TASK OBJECTIVE:
Write out the listing, please, but only from its first line through the line containing "epochs = [0, 1, 2, 3, 4]", exactly as given and without pictures.

MATERIAL:
* * *

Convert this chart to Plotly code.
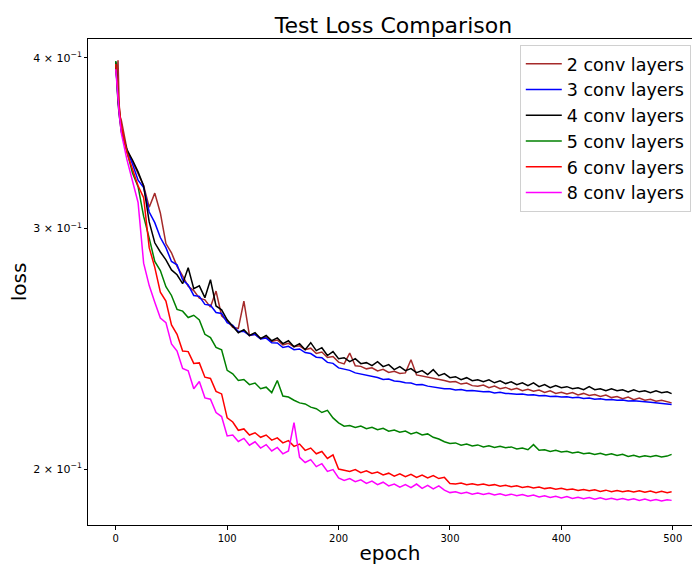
import plotly.graph_objects as go

# Epochs at which the test loss is listed
epochs = [0, 1, 2, 3, 4] + list(range(5, 500, 5)) + [499]

loss_2conv = [
    0.3960, 0.3850, 0.3985, 0.3700, 0.3620, 0.3600,
    0.3430, 0.3362, 0.3290, 0.3225, 0.3110, 0.3185, 0.3080, 0.2925, 0.2880, 0.2815,
    0.2770, 0.2722, 0.2702, 0.2668, 0.2660, 0.2628, 0.2700, 0.2590, 0.2568, 0.2540,
    0.2535, 0.2655, 0.2505, 0.2510, 0.2492, 0.2498, 0.2480, 0.2486, 0.2466, 0.2472,
    0.2458, 0.2462, 0.2446, 0.2452, 0.2430, 0.2436, 0.2414, 0.2418, 0.2395,
    0.2388, 0.2432, 0.2380, 0.2378, 0.2368, 0.2372, 0.2360, 0.2366, 0.2354, 0.2358,
    0.2350, 0.2352, 0.2405, 0.2344, 0.2340, 0.2336, 0.2332, 0.2328, 0.2322, 0.2316,
    0.2318, 0.2308, 0.2312, 0.2302, 0.2300, 0.2304, 0.2294, 0.2300, 0.2290, 0.2295,
    0.2286, 0.2292, 0.2282, 0.2288, 0.2280, 0.2285, 0.2276, 0.2282, 0.2272, 0.2276,
    0.2270, 0.2275, 0.2266, 0.2272, 0.2264, 0.2268, 0.2260, 0.2266, 0.2256, 0.2260,
    0.2252, 0.2258, 0.2248, 0.2254, 0.2246, 0.2250, 0.2242, 0.2246, 0.2240, 0.2236,
]

loss_3conv = [
    0.3968, 0.3820, 0.3735, 0.3660, 0.3605, 0.3545,
    0.3425, 0.3345, 0.3255, 0.3215, 0.3085, 0.3030, 0.2955, 0.2905, 0.2838, 0.2822,
    0.2752, 0.2728, 0.2680, 0.2676, 0.2640, 0.2636, 0.2604, 0.2600, 0.2560, 0.2548,
    0.2522, 0.2522, 0.2505, 0.2510, 0.2490, 0.2494, 0.2475, 0.2474, 0.2455, 0.2460,
    0.2446, 0.2449, 0.2434, 0.2430, 0.2415, 0.2413, 0.2394, 0.2390, 0.2372,
    0.2366, 0.2362, 0.2352, 0.2348, 0.2341, 0.2338, 0.2334, 0.2326, 0.2328, 0.2320,
    0.2318, 0.2313, 0.2312, 0.2305, 0.2306, 0.2300, 0.2297, 0.2295, 0.2290, 0.2290,
    0.2285, 0.2287, 0.2282, 0.2283, 0.2280, 0.2278, 0.2279, 0.2274, 0.2276, 0.2272,
    0.2271, 0.2269, 0.2270, 0.2266, 0.2267, 0.2263, 0.2264, 0.2260, 0.2261, 0.2258,
    0.2259, 0.2255, 0.2257, 0.2253, 0.2254, 0.2250, 0.2252, 0.2248, 0.2249, 0.2246,
    0.2247, 0.2243, 0.2244, 0.2241, 0.2240, 0.2238, 0.2236, 0.2234, 0.2233, 0.2230,
]

loss_4conv = [
    0.3974, 0.3803, 0.3713, 0.3639, 0.3579, 0.3531,
    0.3425, 0.3368, 0.3301, 0.3224, 0.3034, 0.2929, 0.2884, 0.2846, 0.2798, 0.2775,
    0.2734, 0.2808, 0.2711, 0.2724, 0.2670, 0.2752, 0.2633, 0.2616, 0.2572, 0.2546,
    0.2517, 0.2530, 0.2505, 0.2517, 0.2492, 0.2505, 0.2483, 0.2495, 0.2471, 0.2483,
    0.2458, 0.2471, 0.2446, 0.2475, 0.2442, 0.2454, 0.2422, 0.2438, 0.2409,
    0.2413, 0.2397, 0.2409, 0.2389, 0.2393, 0.2381, 0.2397, 0.2377, 0.2385, 0.2365,
    0.2377, 0.2361, 0.2369, 0.2353, 0.2361, 0.2345, 0.2365, 0.2341, 0.2349, 0.2333,
    0.2337, 0.2325, 0.2333, 0.2321, 0.2325, 0.2317, 0.2325, 0.2313, 0.2321, 0.2310,
    0.2317, 0.2306, 0.2313, 0.2302, 0.2313, 0.2298, 0.2306, 0.2294, 0.2302, 0.2294,
    0.2298, 0.2290, 0.2294, 0.2286, 0.2298, 0.2286, 0.2290, 0.2282, 0.2290, 0.2282,
    0.2286, 0.2278, 0.2286, 0.2278, 0.2282, 0.2275, 0.2282, 0.2275, 0.2278, 0.2271,
]

loss_5conv = [
    0.3980, 0.3830, 0.3745, 0.3670, 0.3612, 0.3552,
    0.3418, 0.3295, 0.3220, 0.3062, 0.2952, 0.2838, 0.2795, 0.2720, 0.2680, 0.2618,
    0.2610, 0.2582, 0.2592, 0.2572, 0.2510, 0.2496, 0.2455, 0.2445, 0.2362, 0.2348,
    0.2322, 0.2326, 0.2306, 0.2312, 0.2290, 0.2296, 0.2275, 0.2322, 0.2262, 0.2258,
    0.2246, 0.2236, 0.2232, 0.2220, 0.2214, 0.2200, 0.2208, 0.2180, 0.2162,
    0.2150, 0.2152, 0.2145, 0.2150, 0.2141, 0.2146, 0.2137, 0.2142, 0.2132, 0.2136,
    0.2128, 0.2132, 0.2122, 0.2128, 0.2118, 0.2122, 0.2110, 0.2104, 0.2094, 0.2088,
    0.2090, 0.2082, 0.2086, 0.2079, 0.2083, 0.2076, 0.2080, 0.2074, 0.2078, 0.2073,
    0.2076, 0.2069, 0.2072, 0.2066, 0.2084, 0.2064, 0.2066, 0.2060, 0.2064, 0.2058,
    0.2061, 0.2055, 0.2058, 0.2052, 0.2055, 0.2050, 0.2054, 0.2048, 0.2052, 0.2046,
    0.2050, 0.2043, 0.2047, 0.2041, 0.2045, 0.2042, 0.2046, 0.2041, 0.2044, 0.2050,
]

loss_6conv = [
    0.3960, 0.3845, 0.3750, 0.3685, 0.3622, 0.3565,
    0.3410, 0.3320, 0.3225, 0.3160, 0.2905, 0.2810, 0.2695, 0.2655, 0.2550, 0.2510,
    0.2440, 0.2438, 0.2390, 0.2392, 0.2335, 0.2330, 0.2280, 0.2270, 0.2180, 0.2165,
    0.2135, 0.2140, 0.2118, 0.2126, 0.2110, 0.2118, 0.2100, 0.2108, 0.2090, 0.2098,
    0.2078, 0.2086, 0.2064, 0.2072, 0.2052, 0.2060, 0.2036, 0.2048, 0.2000,
    0.1996, 0.1992, 0.1998, 0.1988, 0.1994, 0.1985, 0.1990, 0.1980, 0.1986, 0.1976,
    0.1984, 0.1974, 0.1982, 0.1972, 0.1980, 0.1970, 0.1978, 0.1968, 0.1972, 0.1952,
    0.1950, 0.1953, 0.1948, 0.1951, 0.1947, 0.1950, 0.1945, 0.1948, 0.1943, 0.1946,
    0.1941, 0.1944, 0.1939, 0.1942, 0.1937, 0.1940, 0.1935, 0.1938, 0.1933, 0.1936,
    0.1931, 0.1934, 0.1929, 0.1932, 0.1928, 0.1931, 0.1926, 0.1930, 0.1925, 0.1929,
    0.1925, 0.1928, 0.1924, 0.1928, 0.1923, 0.1927, 0.1922, 0.1926, 0.1922, 0.1925,
]

loss_8conv = [
    0.3925, 0.3805, 0.3720, 0.3645, 0.3582, 0.3522,
    0.3370, 0.3250, 0.3135, 0.2830, 0.2725, 0.2650, 0.2580, 0.2560, 0.2470, 0.2440,
    0.2370, 0.2360, 0.2290, 0.2318, 0.2255, 0.2250, 0.2200, 0.2185, 0.2115, 0.2118,
    0.2095, 0.2106, 0.2082, 0.2094, 0.2072, 0.2084, 0.2062, 0.2074, 0.2052, 0.2062,
    0.2163, 0.2040, 0.2022, 0.2032, 0.2008, 0.2018, 0.1992, 0.1998, 0.1970,
    0.1962, 0.1968, 0.1958, 0.1964, 0.1952, 0.1960, 0.1948, 0.1956, 0.1944, 0.1950,
    0.1940, 0.1948, 0.1938, 0.1950, 0.1936, 0.1946, 0.1934, 0.1944, 0.1930, 0.1922,
    0.1925, 0.1919, 0.1923, 0.1917, 0.1921, 0.1916, 0.1920, 0.1914, 0.1918, 0.1913,
    0.1917, 0.1912, 0.1916, 0.1910, 0.1914, 0.1908, 0.1912, 0.1906, 0.1910, 0.1905,
    0.1909, 0.1903, 0.1907, 0.1902, 0.1906, 0.1901, 0.1905, 0.1900, 0.1904, 0.1899,
    0.1903, 0.1898, 0.1902, 0.1897, 0.1901, 0.1896, 0.1900, 0.1895, 0.1899, 0.1897,
]

series_names = ["2 conv layers", "3 conv layers", "4 conv layers",
                "5 conv layers", "6 conv layers", "8 conv layers"]
series_values = [loss_2conv, loss_3conv, loss_4conv, loss_5conv, loss_6conv, loss_8conv]
series_colors = ["#A52A2A", "#0000FF", "#000000", "#008000", "#FF0000", "#FF00FF"]

y_tick_values = [0.2, 0.3, 0.4]
y_tick_labels = ["2 × 10<sup>−1</sup>", "3 × 10<sup>−1</sup>", "4 × 10<sup>−1</sup>"]
x_tick_values = [0, 100, 200, 300, 400, 500]

FONT = "DejaVu Sans"

fig = go.Figure()
for name, vals, col in zip(series_names, series_values, series_colors):
    fig.add_trace(go.Scatter(
        x=epochs, y=vals, mode="lines", name=name,
        line=dict(color=col, width=1.5),
    ))

fig.update_layout(
    width=692, height=565, autosize=False,
    margin=dict(l=88, r=0, t=39, b=40, pad=0),
    paper_bgcolor="white", plot_bgcolor="white",
    font=dict(family=FONT, color="black"),
    title=dict(text="Test Loss Comparison", font=dict(size=22, family=FONT, color="black"),
               x=393.5 / 692, xanchor="center", xref="container",
               y=1 - 25 / 565, yanchor="middle", yref="container"),
    showlegend=True,
    legend=dict(
        x=0.998, xanchor="right", y=0.988, yanchor="top",
        font=dict(size=17.5, family=FONT, color="black"),
        bgcolor="rgba(255,255,255,0.8)", bordercolor="#d0d0d0", borderwidth=1,
        tracegroupgap=0, itemwidth=36,
    ),
)

fig.update_xaxes(
    range=[-24.95, 517.3], showgrid=False, zeroline=False, automargin=False,
    showline=True, linecolor="black", linewidth=1, mirror=True,
    ticks="outside", ticklen=4, tickwidth=1, tickcolor="black",
    tickvals=x_tick_values, tickfont=dict(size=10, family=FONT, color="black"),
    title=dict(text="epoch", font=dict(size=20, family=FONT, color="black"), standoff=15),
)

fig.update_yaxes(
    type="log", range=[-0.73997, -0.38403], showgrid=False, zeroline=False,
    automargin=False,
    showline=True, linecolor="black", linewidth=1, mirror=False,
    ticks="outside", ticklen=3, tickwidth=1, tickcolor="black",
    tickvals=y_tick_values, ticktext=y_tick_labels,
    tickfont=dict(size=11, family=FONT, color="black"),
    title=dict(text="loss", font=dict(size=20, family=FONT, color="black"), standoff=1),
)

fig.write_html("out.html")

* * *

COMPLETE ANSWER:
Convert this chart to Plotly code.
import plotly.graph_objects as go

# Epochs at which the test loss is listed
epochs = [0, 1, 2, 3, 4] + list(range(5, 500, 5)) + [499]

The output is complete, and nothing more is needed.